Hi really need wonderweb (iron on stuff for taking up hems) for a wedding Im going to this week does anyone know where sells it (apart from Hickey's cos am nowhere near one!) Thanks


----------



## huskerdu (28 Jun 2008)

*Re: Wonderweb*

I think I got it on Tesco a while back. It wasnt the Wonderweb brand, it was some generic brand. It was grand initially but it dissolved after two washes.


----------



## Armada (28 Jun 2008)

I got something similiar in Supervalu too reecently.


----------



## lou2 (28 Jun 2008)

If you are anywhere near town then the dry cleaners around the corner from the Screen cinema, beside the Long Stone Pub, sells it (or certainly used to anyway).


----------



## Sue Ellen (28 Jun 2008)

Why do you have to use wonderweb only?  Can you not sew the hems yourself?  15 mins max.  Lot better job too.

If you have a search around quite a lot of shops sell it.  I think I've seen it on occasions in the Euro shops or £ shops as they used to be called.


----------



## Colblimp (28 Jun 2008)

Would you not just take the item to a tailor?  You'll get a professional job for not much outlay...


----------



## Sue Ellen (28 Jun 2008)

Colblimp said:


> Would you not just take the item to a tailor?
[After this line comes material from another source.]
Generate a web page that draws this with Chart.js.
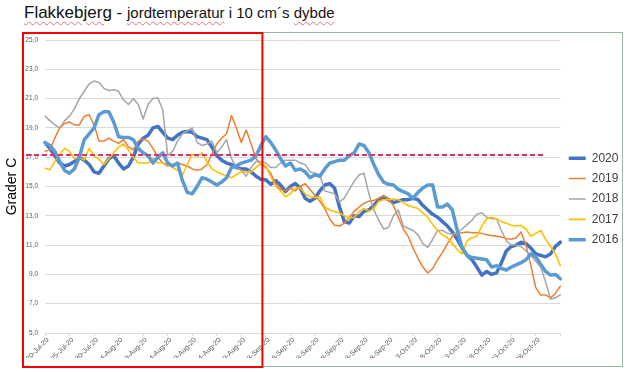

You'll get a professional job for not much outlay...


 
Not much outlay these days can range up to €20 depending on the amount of work involved.  They can sometimes also take up to a week.


----------



## balmes (28 Jun 2008)

Hi,
Saw rolls of the stuff in Dunnes grocery section recently. Does not work very well on fine fabrics though, you can see it too obviously.


----------



## babaduck (29 Jun 2008)

I use it all the time - the trick is to use a wet (not soaking) facecloth over the fabric you are ironing (generates steam which sets the adhesive)  & make sure the wundaweb is absolutely straight with no creases or bumps.  It certainly lasts more than 2 washes and is far quicker than hand hemming a garment


----------



## tink (29 Jun 2008)

Thanks guys will try a couple of those places, tailor is very expensive and the material is silk type material so think the tailor would end up using the same stuff !


----------



## gipimann (29 Jun 2008)

Another city centre location for you - there's a Singer Sewing Machine shop on Talbot St (near Gardiner St) which sells the easy-hem (can't remember if it's actually Wondaweb or a clone).


----------



## miselemeas (30 Jun 2008)

Lots available on eBay - just do a search for wundaweb


----------